• EXERCISE
Output all the entries word for word. Omit the pictures.

• Figure scripts
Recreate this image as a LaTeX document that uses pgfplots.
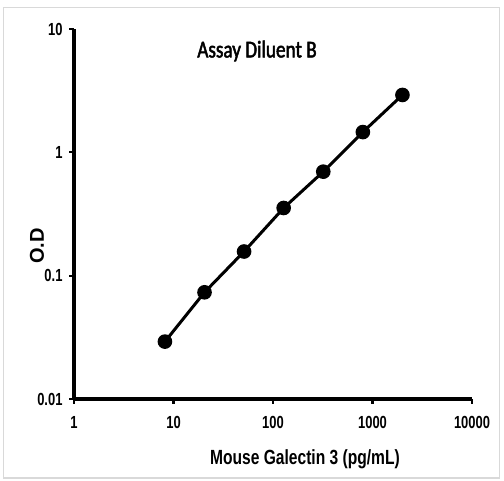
\documentclass[border=0pt]{standalone}
\usepackage{fontspec}
\setmainfont{Liberation Sans}
\newfontfamily\narrowfont[FakeStretch=0.74]{Liberation Sans}
\newfontfamily\labfont[FakeStretch=0.76]{Liberation Sans}
\newfontfamily\calfont[FakeStretch=0.8,FakeBold=2]{Carlito}
\usepackage{pgfplots}
\pgfplotsset{compat=1.18}
\begin{document}
\begin{tikzpicture}[x=1pt,y=1pt]
\path[use as bounding box] (0,0) rectangle (504,480);
\fill[white] (0,0) rectangle (504,480);
\draw[line width=1.5pt,color=black!15] (3.5,2) rectangle (499.5,472.5);
\begin{axis}[
  at={(74pt,81pt)}, anchor=south west,
  scale only axis, width=398pt, height=370pt,
  xmode=log, ymode=log,
  xmin=1, xmax=10000, ymin=0.01, ymax=10,
  axis x line*=bottom, axis y line*=left,
  axis line style={line width=3.2pt,-},
  xtick={1,10,100,1000,10000},
  xticklabels={1,10,100,1000,10000},
  ytick={0.01,0.1,1,10},
  yticklabels={0.01,0.1,1,10},
  minor tick length=0pt,
  minor tick style={draw=none},
  tick align=outside,
  major tick length=5pt,
  tick style={line width=2.2pt,black},
  /pgf/number format/assume math mode=true,
  ticklabel style={font=\narrowfont\bfseries\fontsize{17.5}{19}\selectfont},
  xticklabel style={yshift=-9pt},
  yticklabel style={xshift=-3pt},
  clip=false,
]
\addplot[line width=3pt, black, mark=*, mark size=5.8pt, mark options={fill=black}]
  coordinates {(8.2,0.0292) (20.5,0.0733) (51.2,0.157) (128,0.354) (320,0.697) (800,1.46) (2000,2.92)};
\end{axis}
\node[font=\calfont\fontsize{24}{26}\selectfont] at (257,429) {Assay Diluent B};
\node[font=\labfont\bfseries\fontsize{20.5}{22}\selectfont] at (305,21) {Mouse Galectin 3 (pg/mL)};
\node[font=\bfseries\fontsize{20}{22}\selectfont, rotate=90] at (37,234) {O.D};
\end{tikzpicture}
\end{document}
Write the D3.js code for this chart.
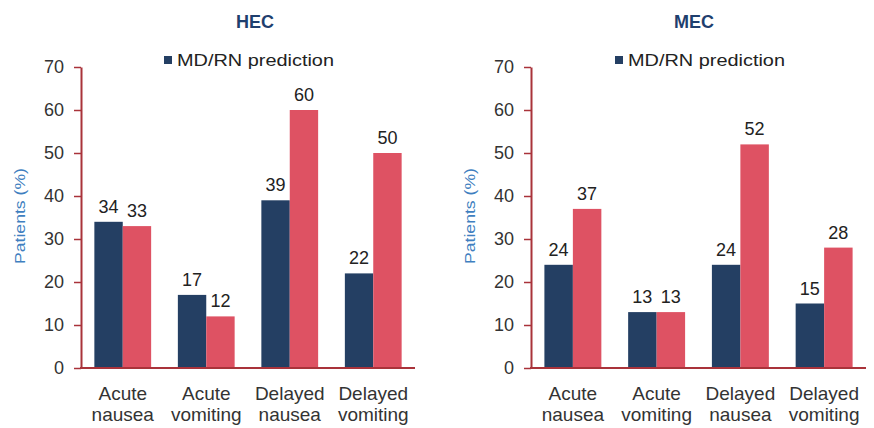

• RESULT OF THIS TASK
Recreate this image as a LaTeX document that uses pgfplots.
\documentclass[border=0pt]{standalone}
\usepackage{fontspec}
\setmainfont{Liberation Sans}
\newfontfamily\narrowfont[FakeStretch=0.74]{Liberation Sans}
\newfontfamily\labfont[FakeStretch=0.76]{Liberation Sans}
\newfontfamily\calfont[FakeStretch=0.8,FakeBold=2]{Carlito}
\usepackage{pgfplots}
\pgfplotsset{compat=1.18}
\begin{document}
\begin{tikzpicture}[x=1pt,y=1pt]
\path[use as bounding box] (0,0) rectangle (504,480);
\fill[white] (0,0) rectangle (504,480);
\draw[line width=1.5pt,color=black!15] (3.5,2) rectangle (499.5,472.5);
\begin{axis}[
  at={(74pt,81pt)}, anchor=south west,
  scale only axis, width=398pt, height=370pt,
  xmode=log, ymode=log,
  xmin=1, xmax=10000, ymin=0.01, ymax=10,
  axis x line*=bottom, axis y line*=left,
  axis line style={line width=3.2pt,-},
  xtick={1,10,100,1000,10000},
  xticklabels={1,10,100,1000,10000},
  ytick={0.01,0.1,1,10},
  yticklabels={0.01,0.1,1,10},
  minor tick length=0pt,
  minor tick style={draw=none},
  tick align=outside,
  major tick length=5pt,
  tick style={line width=2.2pt,black},
  /pgf/number format/assume math mode=true,
  ticklabel style={font=\narrowfont\bfseries\fontsize{17.5}{19}\selectfont},
  xticklabel style={yshift=-9pt},
  yticklabel style={xshift=-3pt},
  clip=false,
]
\addplot[line width=3pt, black, mark=*, mark size=5.8pt, mark options={fill=black}]
  coordinates {(8.2,0.0292) (20.5,0.0733) (51.2,0.157) (128,0.354) (320,0.697) (800,1.46) (2000,2.92)};
\end{axis}
\node[font=\calfont\fontsize{24}{26}\selectfont] at (257,429) {Assay Diluent B};
\node[font=\labfont\bfseries\fontsize{20.5}{22}\selectfont] at (305,21) {Mouse Galectin 3 (pg/mL)};
\node[font=\bfseries\fontsize{20}{22}\selectfont, rotate=90] at (37,234) {O.D};
\end{tikzpicture}
\end{document}
Write the D3.js code for this chart.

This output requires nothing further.